> [Material]:
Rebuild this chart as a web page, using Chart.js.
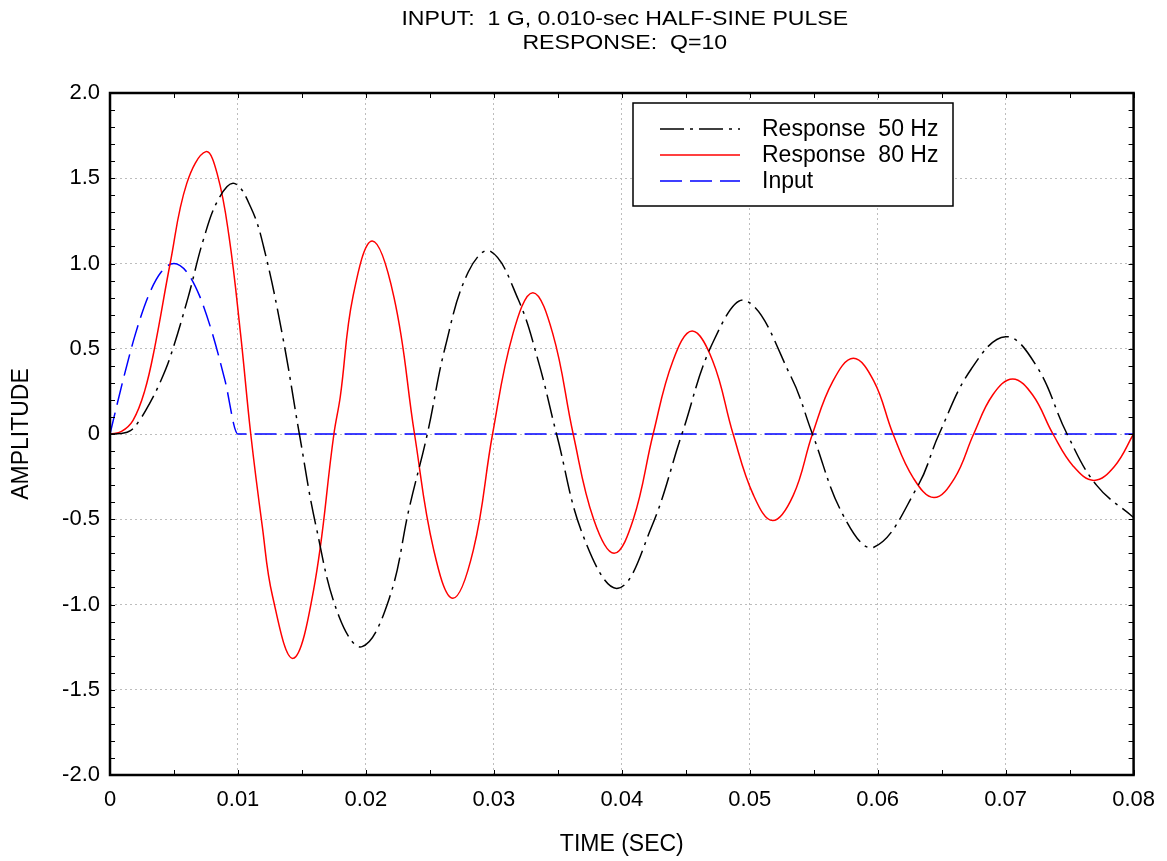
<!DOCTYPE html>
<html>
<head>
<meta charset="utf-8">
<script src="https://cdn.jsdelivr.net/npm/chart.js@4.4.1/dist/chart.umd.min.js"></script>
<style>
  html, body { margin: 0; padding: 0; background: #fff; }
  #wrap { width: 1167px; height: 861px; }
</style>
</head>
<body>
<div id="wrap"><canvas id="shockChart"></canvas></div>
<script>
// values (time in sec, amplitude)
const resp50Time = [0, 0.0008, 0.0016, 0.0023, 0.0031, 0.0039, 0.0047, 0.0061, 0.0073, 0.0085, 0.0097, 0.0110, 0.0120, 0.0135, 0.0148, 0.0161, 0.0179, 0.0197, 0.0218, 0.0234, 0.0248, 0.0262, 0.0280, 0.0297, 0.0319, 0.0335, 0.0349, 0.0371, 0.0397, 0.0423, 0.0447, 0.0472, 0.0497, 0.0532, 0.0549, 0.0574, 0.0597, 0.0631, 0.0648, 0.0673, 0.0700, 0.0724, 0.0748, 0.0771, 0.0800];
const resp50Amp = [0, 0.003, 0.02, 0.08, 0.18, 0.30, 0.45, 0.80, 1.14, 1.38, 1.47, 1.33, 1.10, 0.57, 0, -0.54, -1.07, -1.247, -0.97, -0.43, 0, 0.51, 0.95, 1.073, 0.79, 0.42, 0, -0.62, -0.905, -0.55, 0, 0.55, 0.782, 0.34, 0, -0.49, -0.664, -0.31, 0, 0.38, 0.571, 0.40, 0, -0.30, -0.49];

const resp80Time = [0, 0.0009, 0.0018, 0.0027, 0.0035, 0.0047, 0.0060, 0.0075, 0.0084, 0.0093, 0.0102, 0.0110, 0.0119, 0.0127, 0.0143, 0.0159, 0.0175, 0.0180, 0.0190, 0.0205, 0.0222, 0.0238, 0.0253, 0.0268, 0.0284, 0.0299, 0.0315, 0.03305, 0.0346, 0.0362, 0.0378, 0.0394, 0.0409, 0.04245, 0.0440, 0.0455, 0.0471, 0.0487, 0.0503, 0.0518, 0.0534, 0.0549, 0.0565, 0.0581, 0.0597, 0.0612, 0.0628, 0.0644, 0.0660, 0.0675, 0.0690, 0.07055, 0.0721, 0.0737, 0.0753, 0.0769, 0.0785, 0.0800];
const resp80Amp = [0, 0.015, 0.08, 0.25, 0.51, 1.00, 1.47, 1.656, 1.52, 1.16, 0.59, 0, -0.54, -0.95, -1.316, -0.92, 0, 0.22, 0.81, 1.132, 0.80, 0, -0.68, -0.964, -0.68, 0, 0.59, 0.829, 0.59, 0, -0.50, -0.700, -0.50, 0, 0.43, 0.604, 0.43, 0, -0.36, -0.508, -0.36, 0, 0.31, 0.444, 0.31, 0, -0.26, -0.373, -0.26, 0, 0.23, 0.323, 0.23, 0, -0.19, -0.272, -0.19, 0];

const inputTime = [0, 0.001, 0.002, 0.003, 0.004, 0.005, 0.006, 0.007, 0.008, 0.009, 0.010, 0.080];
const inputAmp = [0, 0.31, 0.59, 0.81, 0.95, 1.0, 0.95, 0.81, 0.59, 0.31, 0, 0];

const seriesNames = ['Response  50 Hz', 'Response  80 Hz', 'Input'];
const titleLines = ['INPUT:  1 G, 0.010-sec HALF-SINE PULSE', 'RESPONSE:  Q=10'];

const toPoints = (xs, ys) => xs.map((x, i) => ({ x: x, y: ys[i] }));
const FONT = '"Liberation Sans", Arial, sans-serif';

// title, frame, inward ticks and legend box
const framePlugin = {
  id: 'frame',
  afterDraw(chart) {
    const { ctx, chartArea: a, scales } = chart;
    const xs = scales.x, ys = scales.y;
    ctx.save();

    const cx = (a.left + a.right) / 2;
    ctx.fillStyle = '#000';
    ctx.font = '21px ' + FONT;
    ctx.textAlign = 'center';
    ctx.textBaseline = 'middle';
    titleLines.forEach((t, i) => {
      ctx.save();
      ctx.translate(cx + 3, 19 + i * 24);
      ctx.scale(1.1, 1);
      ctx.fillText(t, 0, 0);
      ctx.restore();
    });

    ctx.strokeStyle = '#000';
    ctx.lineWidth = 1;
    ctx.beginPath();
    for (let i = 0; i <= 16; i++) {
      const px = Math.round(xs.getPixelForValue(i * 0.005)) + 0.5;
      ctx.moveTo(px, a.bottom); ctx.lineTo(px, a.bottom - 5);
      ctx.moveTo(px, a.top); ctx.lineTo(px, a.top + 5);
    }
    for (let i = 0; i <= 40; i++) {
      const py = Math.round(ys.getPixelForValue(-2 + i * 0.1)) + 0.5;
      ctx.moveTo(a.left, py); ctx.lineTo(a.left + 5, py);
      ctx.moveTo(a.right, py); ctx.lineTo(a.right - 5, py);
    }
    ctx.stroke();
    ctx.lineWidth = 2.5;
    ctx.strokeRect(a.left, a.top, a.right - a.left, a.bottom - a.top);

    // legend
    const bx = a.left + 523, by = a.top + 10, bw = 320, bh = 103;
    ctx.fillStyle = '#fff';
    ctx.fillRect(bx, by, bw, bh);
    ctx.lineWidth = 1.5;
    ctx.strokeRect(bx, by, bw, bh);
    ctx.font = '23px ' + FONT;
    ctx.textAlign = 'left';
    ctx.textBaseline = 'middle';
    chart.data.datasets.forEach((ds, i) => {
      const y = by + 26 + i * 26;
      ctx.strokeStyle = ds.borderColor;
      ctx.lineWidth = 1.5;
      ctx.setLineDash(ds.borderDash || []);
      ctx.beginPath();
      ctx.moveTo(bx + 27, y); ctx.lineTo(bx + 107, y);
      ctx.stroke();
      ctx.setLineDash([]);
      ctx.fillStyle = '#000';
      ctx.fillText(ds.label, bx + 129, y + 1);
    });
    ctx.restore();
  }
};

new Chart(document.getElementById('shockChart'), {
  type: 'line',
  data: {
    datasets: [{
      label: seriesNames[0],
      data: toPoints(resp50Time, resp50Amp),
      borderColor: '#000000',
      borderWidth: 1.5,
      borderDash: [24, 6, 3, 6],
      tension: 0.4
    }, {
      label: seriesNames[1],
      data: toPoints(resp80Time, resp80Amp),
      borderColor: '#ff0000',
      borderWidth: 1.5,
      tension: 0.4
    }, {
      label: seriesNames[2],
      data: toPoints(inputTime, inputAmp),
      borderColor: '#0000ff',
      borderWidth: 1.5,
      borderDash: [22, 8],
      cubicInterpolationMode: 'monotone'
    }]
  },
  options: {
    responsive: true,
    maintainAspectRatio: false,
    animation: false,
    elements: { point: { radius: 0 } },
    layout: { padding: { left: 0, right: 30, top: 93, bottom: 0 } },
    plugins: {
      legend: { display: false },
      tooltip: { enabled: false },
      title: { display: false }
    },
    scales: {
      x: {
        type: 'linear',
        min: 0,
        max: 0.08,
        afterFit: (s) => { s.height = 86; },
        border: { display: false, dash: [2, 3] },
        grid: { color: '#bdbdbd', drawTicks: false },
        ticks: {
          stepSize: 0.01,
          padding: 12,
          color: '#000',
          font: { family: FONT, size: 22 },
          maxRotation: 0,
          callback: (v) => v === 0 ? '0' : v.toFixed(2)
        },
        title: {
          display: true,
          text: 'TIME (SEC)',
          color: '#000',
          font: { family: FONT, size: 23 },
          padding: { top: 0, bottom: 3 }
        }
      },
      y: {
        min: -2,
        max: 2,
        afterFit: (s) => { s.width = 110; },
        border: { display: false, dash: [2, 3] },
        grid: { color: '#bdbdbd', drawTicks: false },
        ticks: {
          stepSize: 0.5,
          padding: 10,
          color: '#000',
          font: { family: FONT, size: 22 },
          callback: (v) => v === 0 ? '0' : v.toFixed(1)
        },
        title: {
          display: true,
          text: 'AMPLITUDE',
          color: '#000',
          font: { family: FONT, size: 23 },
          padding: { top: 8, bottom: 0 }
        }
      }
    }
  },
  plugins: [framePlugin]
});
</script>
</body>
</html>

> [Do this]: Return nothing but the lines running from the start of the data to the line with "0, -0.30, -0.49];", please, both ends included and no pictures.

> [Answer below]:
Rebuild this chart as a web page, using Chart.js.
<!DOCTYPE html>
<html>
<head>
<meta charset="utf-8">
<script src="https://cdn.jsdelivr.net/npm/chart.js@4.4.1/dist/chart.umd.min.js"></script>
<style>
  html, body { margin: 0; padding: 0; background: #fff; }
  #wrap { width: 1167px; height: 861px; }
</style>
</head>
<body>
<div id="wrap"><canvas id="shockChart"></canvas></div>
<script>
// values (time in sec, amplitude)
const resp50Time = [0, 0.0008, 0.0016, 0.0023, 0.0031, 0.0039, 0.0047, 0.0061, 0.0073, 0.0085, 0.0097, 0.0110, 0.0120, 0.0135, 0.0148, 0.0161, 0.0179, 0.0197, 0.0218, 0.0234, 0.0248, 0.0262, 0.0280, 0.0297, 0.0319, 0.0335, 0.0349, 0.0371, 0.0397, 0.0423, 0.0447, 0.0472, 0.0497, 0.0532, 0.0549, 0.0574, 0.0597, 0.0631, 0.0648, 0.0673, 0.0700, 0.0724, 0.0748, 0.0771, 0.0800];
const resp50Amp = [0, 0.003, 0.02, 0.08, 0.18, 0.30, 0.45, 0.80, 1.14, 1.38, 1.47, 1.33, 1.10, 0.57, 0, -0.54, -1.07, -1.247, -0.97, -0.43, 0, 0.51, 0.95, 1.073, 0.79, 0.42, 0, -0.62, -0.905, -0.55, 0, 0.55, 0.782, 0.34, 0, -0.49, -0.664, -0.31, 0, 0.38, 0.571, 0.40, 0, -0.30, -0.49];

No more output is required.